There are two schools of thought on the topic of greatness.
One school declares that, in order for one to be a great person, one has to accomplish something momentous, unprecedented, and otherwise distinct in the history of humankind. One has to perform some great feat, some act that typifies one bright shining moment in the fleeting lifespan of the human spirit. It doesn't even necessarily have to be impossible, heroic or even practical; more than a few humanitarian endeavors lie forgotten alongside the fame of outrageous stunts.
If you subscribe to this school of thought, then Bobby Fischer was a great chess player. Even if you somehow don't see him as the greatest of them all, you would be foolish to rank him as anything but among the best who ever moved a pawn across the black-and-white board.
Say what you will, but the man ate, slept, dreamed, read, wrote, and breathed chess. He knew the game right down to its core. He knew its subtleties, lived its openings, and experienced its endgames. Bobby Fischer was a passionate eccentric at heart, one who all but dedicated his life to the game and showed us where it could take him.
In an era and history that saw an almost completely Russian domination of the game, Fischer was an anomaly. He was a lone American champion, a superstar among the elders, an innovator who poked and prodded at the fabric of the tournament system and showed the judges his own particular brand of defiance. He would challenge people in his games, dragging them into the foremost reaches of unknown territory and forcing them to play with his own primal technique. He shattered the unspoken notion of chess as a "boring" game: To him, this was not something where you could memorize the moves or record the clicking of the pieces in the back of your head. No, when you played against Fischer, you either played chess... or you went down like a bag of bricks.
But there are two schools of thought on the topic of greatness, and I have only mentioned one so far.
This other school preaches a concept other than greatness. This second school preaches temperance. It is, after all, not enough to accomplish something great. Heck, anybody can accomplish something great as long as they can set their minds to it. It is the question of humanity that ultimately decides whether or not the action was worthwhile. What did you do it for? Who did you do it for? Why did you do it? And even more so than anything else -- did you remain a human being, knowledgeable and compassionate, afterwards?
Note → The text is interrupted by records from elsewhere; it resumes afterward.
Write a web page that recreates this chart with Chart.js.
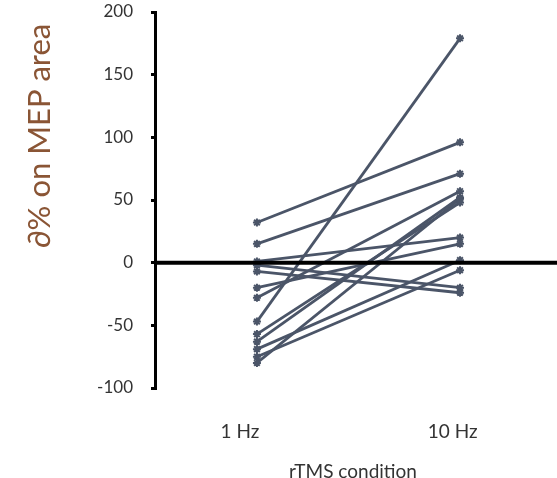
<!DOCTYPE html>
<html>
<head>
<meta charset="utf-8">
<script src="https://cdn.jsdelivr.net/npm/chart.js@4"></script>
<style>
  html, body { margin: 0; padding: 0; background: #fff; }
  #wrap { width: 557px; height: 478px; }
</style>
</head>
<body>
<div id="wrap"><canvas id="chart" width="557" height="478"></canvas></div>
<script>
// categories (x positions 1 and 2)
const conditions = ['1 Hz', '10 Hz'];
// change in MEP area per subject
const at1Hz  = [32, 15, 1, -2, -7, -20, -28, -47, -57, -63, -69, -75, -80];
const at10Hz = [96, 71, 20, -20, -24, 15, 57, 179, 48, 52, 2, -6, 51];
const yTicks = [-100, -50, 0, 50, 100, 150, 200];

const lineColor = '#4b5568';

// one dataset per subject
const datasets = at1Hz.map((v, i) => ({
    data: [{ x: 1, y: v }, { x: 2, y: at10Hz[i] }],
    borderColor: lineColor,
    backgroundColor: lineColor,
    borderWidth: 2.8,
    pointStyle: 'star',
    pointRadius: 4,
    pointBorderWidth: 2,
    pointBorderColor: lineColor,
    fill: false
}));

// thick zero line and rotated y title
const extras = {
    id: 'extras',
    afterDatasetsDraw(chart) {
        const ctx = chart.ctx;
        const y0 = chart.scales.y.getPixelForValue(0);
        ctx.save();
        ctx.strokeStyle = '#000';
        ctx.lineWidth = 4;
        ctx.beginPath();
        ctx.moveTo(chart.chartArea.left, y0);
        ctx.lineTo(chart.width, y0);
        ctx.stroke();

        ctx.translate(40, 136);
        ctx.rotate(-Math.PI / 2);
        ctx.fillStyle = '#8a5535';
        ctx.font = '31px Lato, sans-serif';
        ctx.textAlign = 'center';
        ctx.textBaseline = 'middle';
        ctx.fillText('∂% on MEP area', 0, 0);
        ctx.restore();
    }
};

new Chart(document.getElementById('chart'), {
    type: 'line',
    data: { datasets },
    options: {
        responsive: false,
        animation: false,
        layout: { padding: { top: 12, right: 0, left: 0, bottom: 0 } },
        plugins: { legend: { display: false }, tooltip: { enabled: false } },
        scales: {
            x: {
                type: 'linear',
                min: 0.498,
                max: 2.448,
                afterBuildTicks: s => { s.ticks = [{ value: 1 }, { value: 2 }]; },
                afterFit: s => { s.height = 90; s.paddingLeft = 0; s.paddingRight = 0; },
                grid: { display: false },
                border: { display: false },
                ticks: {
                    padding: 24,
                    color: '#333',
                    font: { family: 'Lato', size: 19 },
                    // labels sit a little left of the markers in the original
                    callback: v => v === 1 ? conditions[0] + '       ' : conditions[1] + '   '
                },
                title: {
                    display: true,
                    text: 'rTMS condition',
                    color: '#333',
                    font: { family: 'Lato', size: 19 },
                    padding: { top: 22, bottom: -5 }
                }
            },
            y: {
                min: -100,
                max: 200,
                afterFit: s => { s.width = 155; s.paddingTop = 0; s.paddingBottom = 0; },
                afterBuildTicks: s => { s.ticks = yTicks.map(v => ({ value: v })); },
                grid: {
                    drawOnChartArea: false,
                    drawTicks: true,
                    tickLength: 4,
                    color: '#000',
                    lineWidth: 3
                },
                border: { color: '#000', width: 3 },
                ticks: {
                    padding: 18,
                    color: '#333',
                    font: { family: 'Lato', size: 17 }
                }
            }
        }
    },
    plugins: [extras]
});
</script>
</body>
</html>
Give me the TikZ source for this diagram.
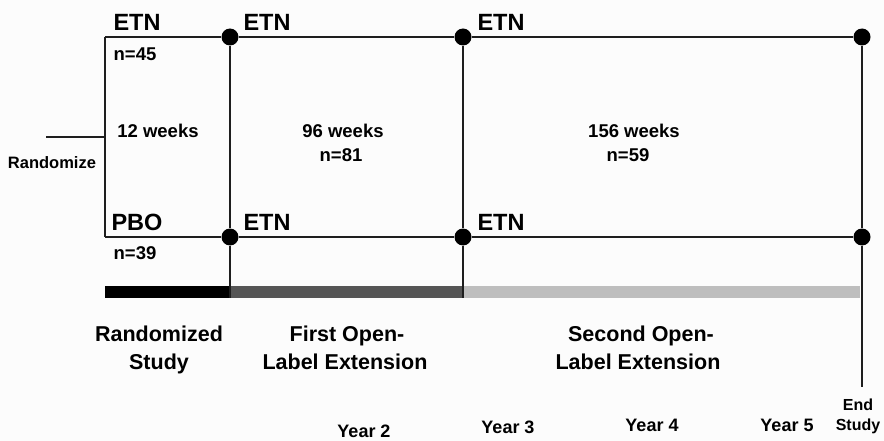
\documentclass[tikz,border=0pt]{standalone}
\usepackage{fontspec}
\setmainfont{Liberation Sans}
\definecolor{linec}{HTML}{1E1E1E}
\definecolor{bardark}{HTML}{555555}
\definecolor{barlight}{HTML}{BEBEBE}
\definecolor{bgc}{HTML}{FCFCFC}
\begin{document}
\begin{tikzpicture}[x=1pt,y=-1pt,
  ln/.style={line width=1.7pt, draw=linec},
  dot/.style={circle, fill=black, inner sep=0pt, minimum size=17pt},
  arm/.style={font=\fontsize{23.5}{27}\selectfont\bfseries, anchor=base, inner sep=0pt},
  mid/.style={font=\fontsize{18.5}{22}\selectfont\bfseries, anchor=base, inner sep=0pt},
  phase/.style={font=\fontsize{21.5}{25}\selectfont\bfseries, anchor=base, inner sep=0pt},
  small/.style={font=\fontsize{16}{19}\selectfont\bfseries, anchor=base, inner sep=0pt},
  yr/.style={font=\fontsize{18}{22}\selectfont\bfseries, anchor=base, inner sep=0pt}]
\fill[bgc] (0,0) rectangle (884,441);
\useasboundingbox (0,0) rectangle (884,441);

% bars
\fill[black] (105,286) rectangle (230,298);
\fill[bardark] (230,286) rectangle (463,298);
\fill[barlight] (463,286) rectangle (860,298);

% corner and end coordinates
\coordinate (tl) at (105,37);
\coordinate (bl) at (105,237);
\coordinate (r0) at (46,137);
\coordinate (r1) at (105,137);
\coordinate (v1) at (230,298);
\coordinate (v2) at (463,298);
\coordinate (v3) at (862,387);

% dots
\node[dot] (t1) at (230,37) {};
\node[dot] (t2) at (463,37) {};
\node[dot] (t3) at (862,37) {};
\node[dot] (b1) at (230,237) {};
\node[dot] (b2) at (463,237) {};
\node[dot] (b3) at (862,237) {};

% lines
\draw[ln] (r0) -- (r1);
\draw[ln] (tl) -- (bl);
\draw[ln] (tl) -- (t1);
\draw[ln] (t1) -- (t2);
\draw[ln] (t2) -- (t3);
\draw[ln] (bl) -- (b1);
\draw[ln] (b1) -- (b2);
\draw[ln] (b2) -- (b3);
\draw[ln] (t1) -- (b1);
\draw[ln] (b1) -- (v1);
\draw[ln] (t2) -- (b2);
\draw[ln] (b2) -- (v2);
\draw[ln] (t3) -- (b3);
\draw[ln] (b3) -- (v3);

% arm labels
\node[arm] (etn0) at (137,31) {ETN};
\node[arm] (pbo) at (137,230) {PBO};
\node[arm] (etn1) at (267,31) {ETN};
\node[arm] (etn2) at (267,230) {ETN};
\node[arm] (etn3) at (501,31) {ETN};
\node[arm] (etn4) at (501,230) {ETN};

% counts and durations
\node[mid] (n45) at (135,60.5) {n=45};
\node[mid] (n39) at (135,259.5) {n=39};
\node[mid] (w12) at (158,137.5) {12 weeks};
\node[mid] (w96) at (343,137.5) {96 weeks};
\node[mid] (n81) at (341,161.5) {n=81};
\node[mid] (w156) at (634,137.5) {156 weeks};
\node[mid] (n59) at (628,161.5) {n=59};
\node[font=\fontsize{16.5}{19}\selectfont\bfseries, anchor=base, inner sep=0pt] (rand) at (52,168.5) {Randomize};

% phases
\node[phase] (p1a) at (159,341.5) {Randomized};
\node[phase] (p1b) at (159,369.5) {Study};
\node[phase] (p2a) at (347,341.5) {First Open-};
\node[phase] (p2b) at (345,369.5) {Label Extension};
\node[phase] (p3a) at (641,341.5) {Second Open-};
\node[phase] (p3b) at (638,369.5) {Label Extension};

% years
\node[yr] (y2) at (364,437.5) {Year 2};
\node[yr] (y3) at (508,433.5) {Year 3};
\node[yr] (y4) at (652,431) {Year 4};
\node[yr] (y5) at (787,431) {Year 5};
\node[small] (end1) at (858,410.5) {End};
\node[small] (end2) at (858,430.5) {Study};
\end{tikzpicture}
\end{document}
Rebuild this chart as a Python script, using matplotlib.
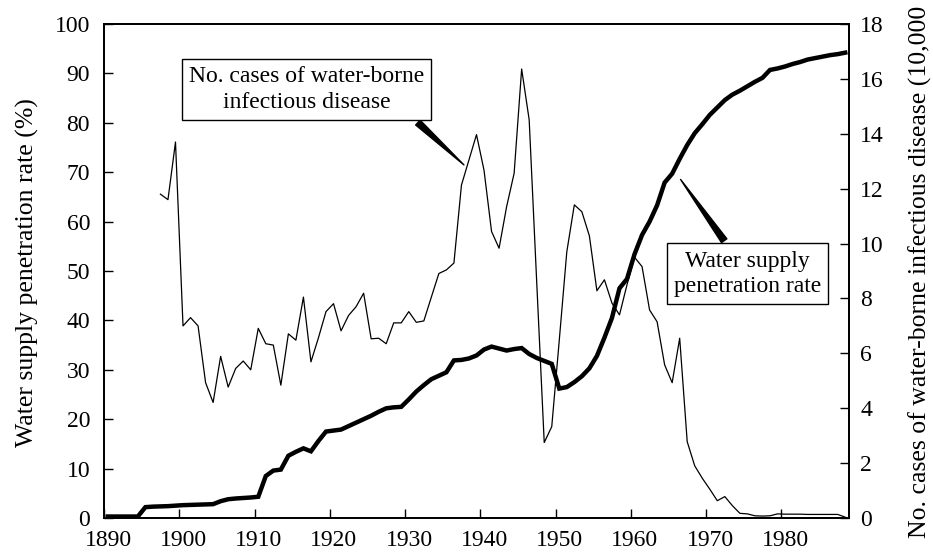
import numpy as np
import matplotlib
matplotlib.use("Agg")
import matplotlib.pyplot as plt
from matplotlib.transforms import ScaledTranslation

plt.rcParams["font.family"] = ["Liberation Serif", "DejaVu Serif"]

# water supply penetration rate (%), 1890-1988
rate_years = list(range(1890, 1989))
rate = [0.3, 0.3, 0.3, 0.3, 0.3, 2.2, 2.3, 2.35, 2.4, 2.5,
        2.6, 2.65, 2.7, 2.75, 2.8, 3.4, 3.8, 3.95, 4.05, 4.15,
        4.3, 8.5, 9.6, 9.8, 12.6, 13.4, 14.1, 13.5, 15.6, 17.5,
        17.7, 17.9, 18.6, 19.3, 20.0, 20.7, 21.5, 22.2, 22.4, 22.5,
        24.0, 25.6, 26.9, 28.1, 28.8, 29.5, 31.9, 32.0, 32.3, 32.9,
        34.1, 34.7, 34.3, 33.9, 34.2, 34.4, 33.2, 32.4, 31.8, 31.2,
        26.2, 26.5, 27.5, 28.7, 30.3, 32.8, 36.5, 40.5, 46.5, 48.4,
        53.4, 57.3, 60.0, 63.3, 67.9, 69.7, 72.7, 75.5, 77.9, 79.7,
        81.6, 83.1, 84.6, 85.7, 86.5, 87.4, 88.3, 89.1, 90.7, 91.0,
        91.4, 91.9, 92.3, 92.8, 93.1, 93.4, 93.7, 93.9, 94.2]

# no. cases of water-borne infectious disease (10,000), 1897-1988
case_years = list(range(1897, 1989))
cases = [11.8, 11.6, 13.7,
         7.0, 7.3, 7.0, 4.93, 4.21, 5.89, 4.77, 5.45, 5.72, 5.4,
         6.91, 6.35, 6.3, 4.84, 6.71, 6.48, 8.05, 5.69, 6.57, 7.52,
         7.81, 6.82, 7.38, 7.7, 8.19, 6.53, 6.55, 6.35, 7.11, 7.11,
         7.52, 7.13, 7.18, 8.05, 8.91, 9.04, 9.29, 12.13, 13.05, 13.97,
         12.67, 10.44, 9.83, 11.34, 12.56, 16.36, 14.51, 8.6, 2.75, 3.33,
         6.48, 9.7, 11.41, 11.16, 10.28, 8.28, 8.68, 7.83, 7.4, 8.5,
         9.5, 9.16, 7.58, 7.15, 5.58, 4.93, 6.55, 2.78, 1.9, 1.45,
         1.05, 0.63, 0.78, 0.45, 0.17, 0.15, 0.08, 0.07, 0.08, 0.15,
         0.14, 0.14, 0.14, 0.13, 0.13, 0.13, 0.13, 0.13, 0.03]

fig = plt.figure(figsize=(9.33, 5.54), dpi=100)
ax1 = fig.add_axes([104 / 933, 36 / 554, 745 / 933, 494 / 554])
ax2 = ax1.twinx()

# points sit at the centre of each year's slot
ax2.plot(np.array(case_years) + 0.5, cases, color="black", lw=0.9)
ax1.plot(np.array(rate_years) + 0.5, rate, color="black", lw=3.2,
         solid_joinstyle="miter")
ax1.set_zorder(ax2.get_zorder() + 1)
ax1.patch.set_visible(False)

ax1.set_xlim(1890, 1989)
ax1.set_ylim(0, 100)
ax2.set_ylim(0, 18)
ax1.set_xticks(range(1890, 1981, 10))
ax1.set_yticks(range(0, 101, 10))
ax2.set_yticks(range(0, 19, 2))

for a in (ax1, ax2):
    for s in a.spines.values():
        s.set_linewidth(1.3)
ax1.tick_params(axis="both", direction="in", length=6.5, width=1,
                labelsize=17, top=False, right=False)
ax1.tick_params(axis="y", pad=10)
ax1.tick_params(axis="x", pad=9)
ax2.tick_params(axis="y", direction="in", length=6.5, width=1,
                labelsize=17, pad=8)
for lab in ax1.get_xticklabels():
    lab.set_transform(lab.get_transform() + ScaledTranslation(0.04, 0, fig.dpi_scale_trans))

fig.text(27 / 933, 1 - 273 / 554, "Water supply penetration rate (%)",
         rotation=90, ha="center", va="center", fontsize=18.5)
# the reference cuts this label at the top edge
fig.text(920 / 933, 16 / 554,
         "No. cases of water-borne infectious disease (10,000 cases)",
         rotation=90, ha="center", va="bottom", fontsize=18.5)

box = dict(boxstyle="square,pad=0.3", fc="white", ec="black", lw=1)
ax1.annotate("No. cases of water-borne\ninfectious disease",
             xy=(1938.1, 71.1), xytext=(1916.9, 86.7),
             ha="center", va="center", fontsize=17, linespacing=1.3,
             bbox=box,
             arrowprops=dict(arrowstyle="wedge,tail_width=0.28",
                             fc="black", ec="black", relpos=(0.93, 0)))
ax1.annotate("Water supply\npenetration rate",
             xy=(1966.4, 69.0), xytext=(1975.5, 49.4),
             ha="center", va="center", fontsize=17, linespacing=1.3,
             bbox=box,
             arrowprops=dict(arrowstyle="wedge,tail_width=0.28",
                             fc="black", ec="black", relpos=(0.39, 1)))

fig.savefig("out.png", dpi=100)
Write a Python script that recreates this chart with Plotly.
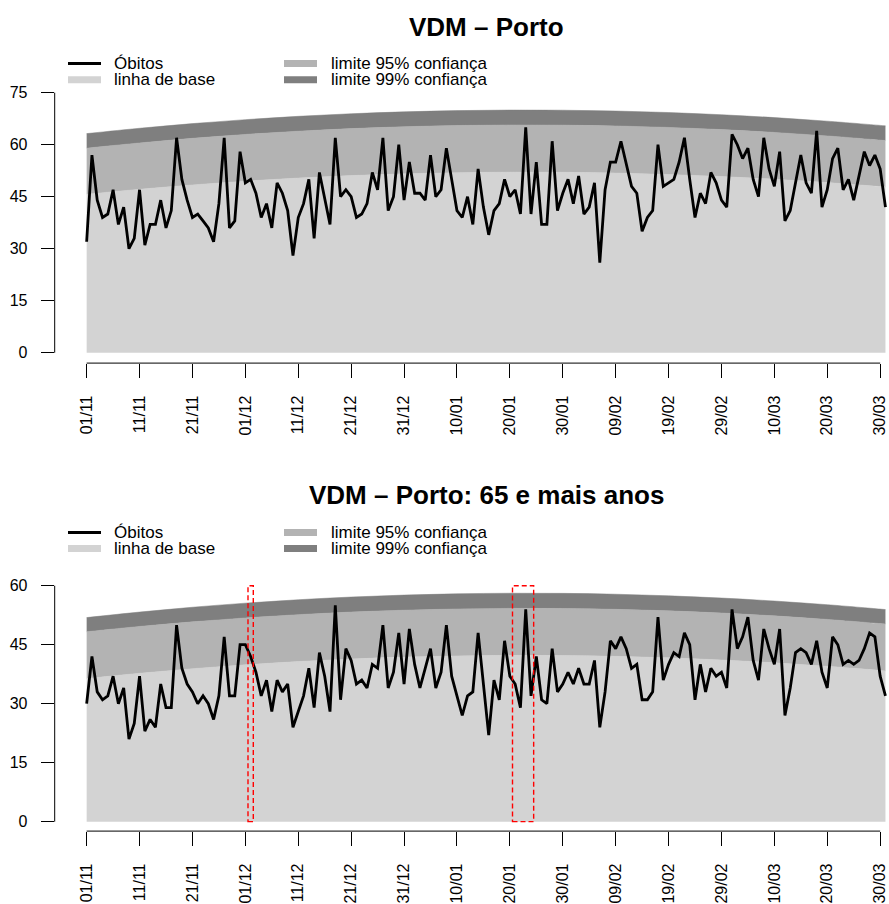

If you subscribe to this school of thought, then Bobby Fischer was probably one of the worst individuals who ever played the game. Or if you refuse to go that far, he was one of the most abominably controversial.
He threw tantrums over the smallest details. He wrapped himself in an unsettling sense of paranoia and blamed everything around him for matters that only he could resolve. He demanded, he bickered, and he railed at the most inappropriate things. He was anti-Semitic despite being of Jewish descent; he was anti-American despite being American himself.
Despite his considerable talent, Bobby Fischer was world chess champion for only three years. But he did not lose his crown in a down-to-the-wire match against an honorable opponent; he resigned after the world chess federation refused to change the tournament rules according to his wishes. He was less a well-meaning ambassador of the sport, and more a cranky old miser with little patience to start with. There is an entire line of chess players who you probably wouldn't mind meeting, sharing a cup of tea, and talking shop with. Bobby Fischer belonged less on this list and more underneath the broken lightbulb at the back of the building.
He was controversial, and that was why people watched him. He was self-centered, and that was why people disliked him. He was both a genius and a crank at the same time, and whether or not the combination is a good quality happens to depend purely on what you think.
Bobby Fischer was either a great man, or a man who ended up wallowing in his own greatness. Exactly what that means is up to you; as I mentioned, there are two schools of thought on the matter.
The only certainty now, however, is that Bobby Fischer has passed on. In the end, he was neither a genius nor a crank; he was merely a chess player who made his last move and finally resigned from the game. In the end, he was an old man who left behind a legacy of skills and eccentricities, of wise moves and grievous errors, of the pitfalls of fame and the benefits of infamy.
Greatness, after all, is always a matter of black or white.